**Exercise:** Work out how many lines contain "chart". Reply with the count alone.

**Provided data:**

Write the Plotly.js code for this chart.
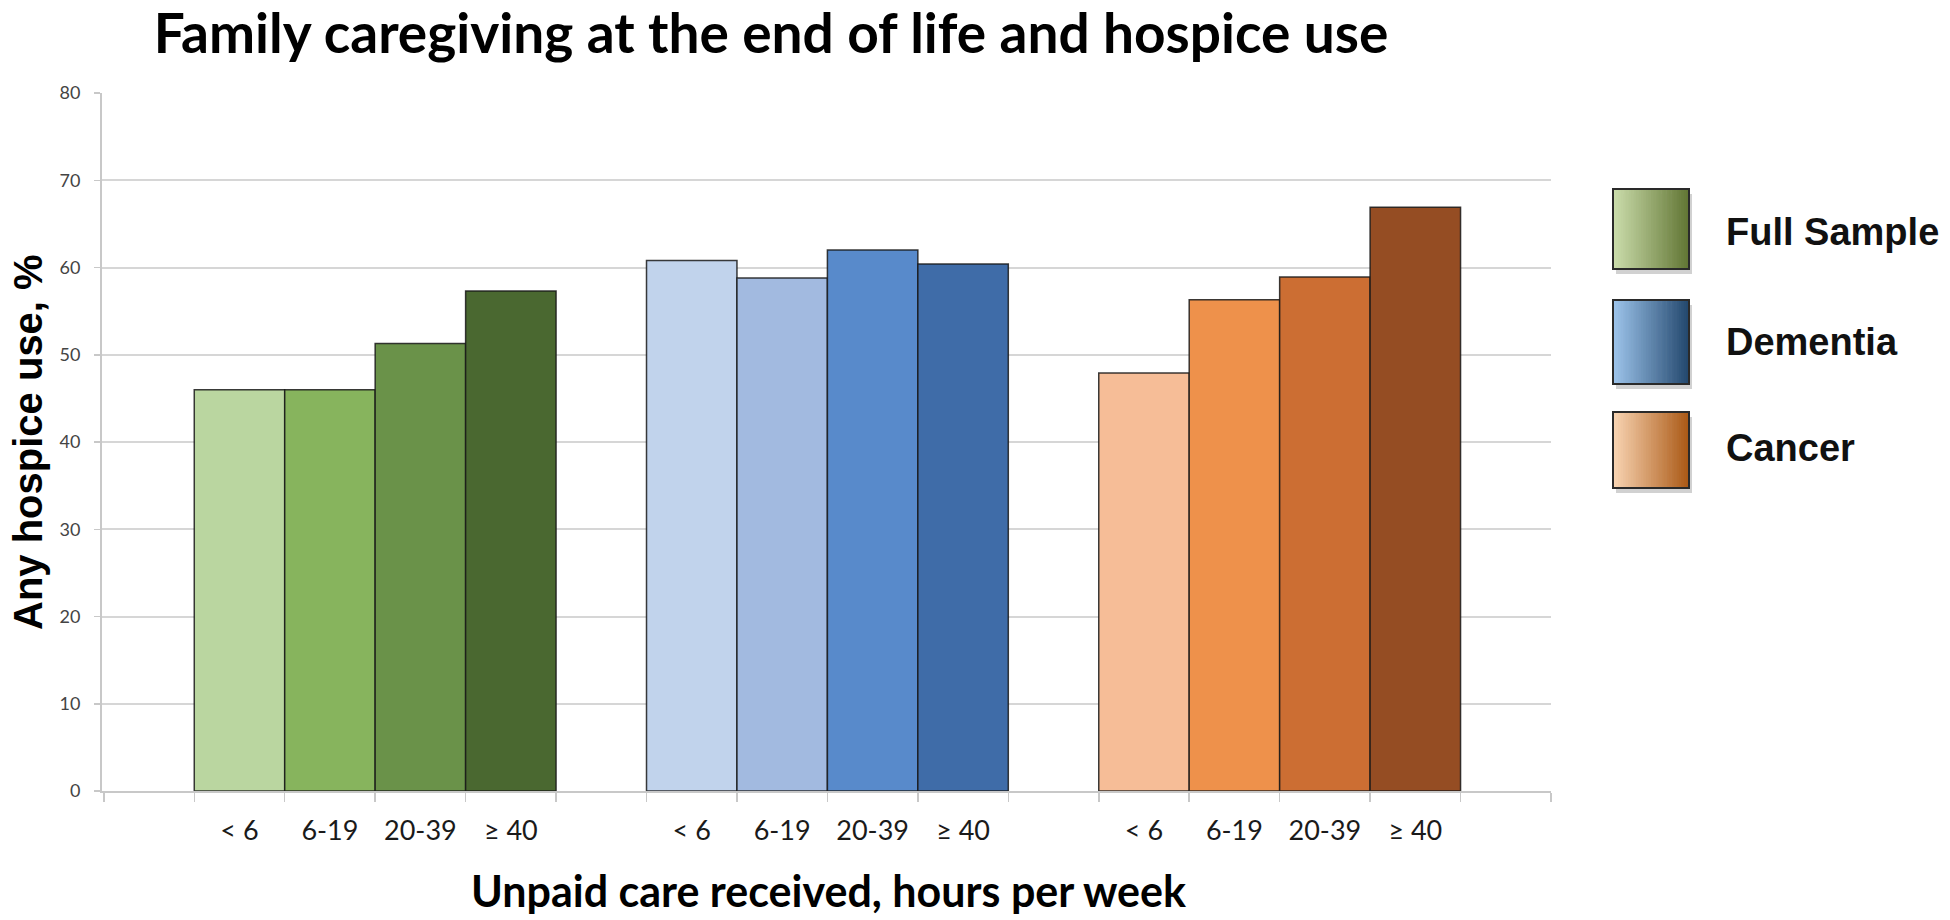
<!DOCTYPE html>
<html>
<head>
<meta charset="utf-8">
<script src="https://cdn.plot.ly/plotly-3.0.1.min.js"></script>
<style>
  body { margin: 0; background: #fff; }
  #chart { width: 1950px; height: 920px; }
</style>
</head>
<body>
<div id="chart"></div>
<script>
// data
const groups = ["Full Sample", "Dementia", "Cancer"]
const hours = ["< 6", "6-19", "20-39", "≥ 40"]
const fullSample = [46.0, 46.0, 51.3, 57.3]
const dementia = [60.8, 58.8, 62.0, 60.4]
const cancer = [47.9, 56.3, 58.9, 66.9]

// colours
const greens = ["#bad6a0", "#87b45d", "#6a9249", "#4a6830"]
const blues = ["#c1d3ec", "#a2bae0", "#588acb", "#3f6ca8"]
const oranges = ["#f6bd97", "#ee914b", "#cc6e33", "#954d23"]
const legendGradients = [["#cadcaa", "#627635"], ["#9cc3ea", "#24496f"], ["#f8d3b1", "#ab5a17"]]

const seriesValues = [fullSample, dementia, cancer]
const seriesColors = [greens, blues, oranges]

// plot area in pixels
const W = 1950, H = 920
const M = {l: 102, r: 399, t: 93, b: 129}
const PW = W - M.l - M.r, PH = H - M.t - M.b
function px(x) { return (x - M.l) / PW }
function py(y) { return (H - M.b - y) / PH }

function hexToRgb(h) {
    return [parseInt(h.slice(1, 3), 16), parseInt(h.slice(3, 5), 16), parseInt(h.slice(5, 7), 16)]
}
function mix(a, b, t) {
    var ca = hexToRgb(a), cb = hexToRgb(b)
    var c = ca.map((v, i) => Math.round(v + (cb[i] - v) * t))
    return "rgb(" + c.join(",") + ")"
}

var data = []
var centers = []
var labels = []
var edges = []

groups.forEach(function(name, g) {
    var xs = seriesValues[g].map((v, i) => g * 5 + i)
    xs.forEach(function(x, i) {
        centers.push(x)
        labels.push(hours[i])
        edges.push(x - 0.5)
    })
    edges.push(xs[xs.length - 1] + 0.5)

    data.push({
        type: "bar",
        name: name,
        x: xs,
        y: seriesValues[g],
        width: 1,
        marker: {
            color: seriesColors[g],
            line: {color: "rgba(25,25,25,0.85)", width: 1.5}
        },
        showlegend: false,
        hoverinfo: "x+y"
    })
})
edges.push(-1.5)
edges.push(14.5)

// hand-drawn legend: gradient boxes + labels
var shapes = []
var annotations = []
var boxes = [[189, 269], [300, 384], [412, 488]]
var labelY = [232, 342, 448]
var boxX0 = 1613, boxX1 = 1689, strips = 30

groups.forEach(function(name, g) {
    var y0 = boxes[g][0], y1 = boxes[g][1]
    shapes.push({
        type: "rect", xref: "paper", yref: "paper",
        x0: px(boxX0 + 3), x1: px(boxX1 + 3), y0: py(y1 + 5), y1: py(y0 + 5),
        fillcolor: "rgba(0,0,0,0.18)", line: {width: 0}, layer: "above"
    })
    for (var s = 0; s < strips; s++) {
        var sx0 = boxX0 + (boxX1 - boxX0) * s / strips
        var sx1 = boxX0 + (boxX1 - boxX0) * (s + 1) / strips + 0.6
        shapes.push({
            type: "rect", xref: "paper", yref: "paper",
            x0: px(sx0), x1: px(sx1), y0: py(y1), y1: py(y0),
            fillcolor: mix(legendGradients[g][0], legendGradients[g][1], s / (strips - 1)),
            line: {width: 0}, layer: "above"
        })
    }
    shapes.push({
        type: "rect", xref: "paper", yref: "paper",
        x0: px(boxX0), x1: px(boxX1), y0: py(y1), y1: py(y0),
        line: {color: "#2a2a2a", width: 2}, layer: "above"
    })
    annotations.push({
        text: name, xref: "paper", yref: "paper",
        x: px(1724), y: py(labelY[g]), xanchor: "left", yanchor: "middle",
        showarrow: false,
        font: {family: "Liberation Sans, Arial, sans-serif", size: 38, color: "#111", weight: "bold"}
    })
})

// axis titles
annotations.push({
    text: "Any hospice use, %", xref: "paper", yref: "paper",
    x: px(28), y: py(442), xanchor: "center", yanchor: "middle", textangle: -90,
    showarrow: false,
    font: {family: "Liberation Sans, Arial, sans-serif", size: 40, color: "#000", weight: "bold"}
})
annotations.push({
    text: "Unpaid care received, hours per week", xref: "paper", yref: "paper",
    x: px(828), y: py(890), xanchor: "center", yanchor: "middle",
    showarrow: false,
    font: {family: "Lato, sans-serif", size: 43, color: "#000", weight: "bold"}
})

var layout = {
    width: W,
    height: H,
    margin: M,
    paper_bgcolor: "#fff",
    plot_bgcolor: "#fff",
    bargap: 0,
    title: {
        text: "Family caregiving at the end of life and hospice use",
        font: {family: "Lato, sans-serif", size: 55, color: "#000", weight: "bold"},
        x: 771 / W, xref: "container", xanchor: "center",
        y: 1 - 34 / H, yref: "container", yanchor: "middle"
    },
    xaxis: {
        range: [-1.52, 14.5],
        tickmode: "array",
        tickvals: centers,
        ticktext: labels,
        ticks: "",
        ticklabelstandoff: 15,
        tickfont: {family: "Lato, sans-serif", size: 27, color: "#1a1a1a"},
        minor: {
            tickmode: "array",
            tickvals: edges,
            ticks: "outside",
            ticklen: 9,
            tickwidth: 1.5,
            tickcolor: "#c8c8c8",
            showgrid: false
        },
        showline: true,
        linecolor: "#c8c8c8",
        linewidth: 2,
        showgrid: false,
        zeroline: false,
        fixedrange: true
    },
    yaxis: {
        range: [0, 80],
        tickmode: "linear",
        tick0: 0,
        dtick: 10,
        ticks: "outside",
        ticklen: 6,
        tickwidth: 1.5,
        tickcolor: "#c8c8c8",
        ticklabelstandoff: 10,
        tickfont: {family: "Lato, sans-serif", size: 18, color: "#444"},
        showline: true,
        linecolor: "#c8c8c8",
        linewidth: 2,
        showgrid: true,
        gridcolor: "#d6d6d6",
        gridwidth: 2,
        zeroline: false,
        fixedrange: true
    },
    showlegend: false,
    shapes: shapes,
    annotations: annotations
}

Plotly.newPlot("chart", data, layout, {displayModeBar: false, staticPlot: true})
</script>
</body>
</html>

**Solution to this problem:** 4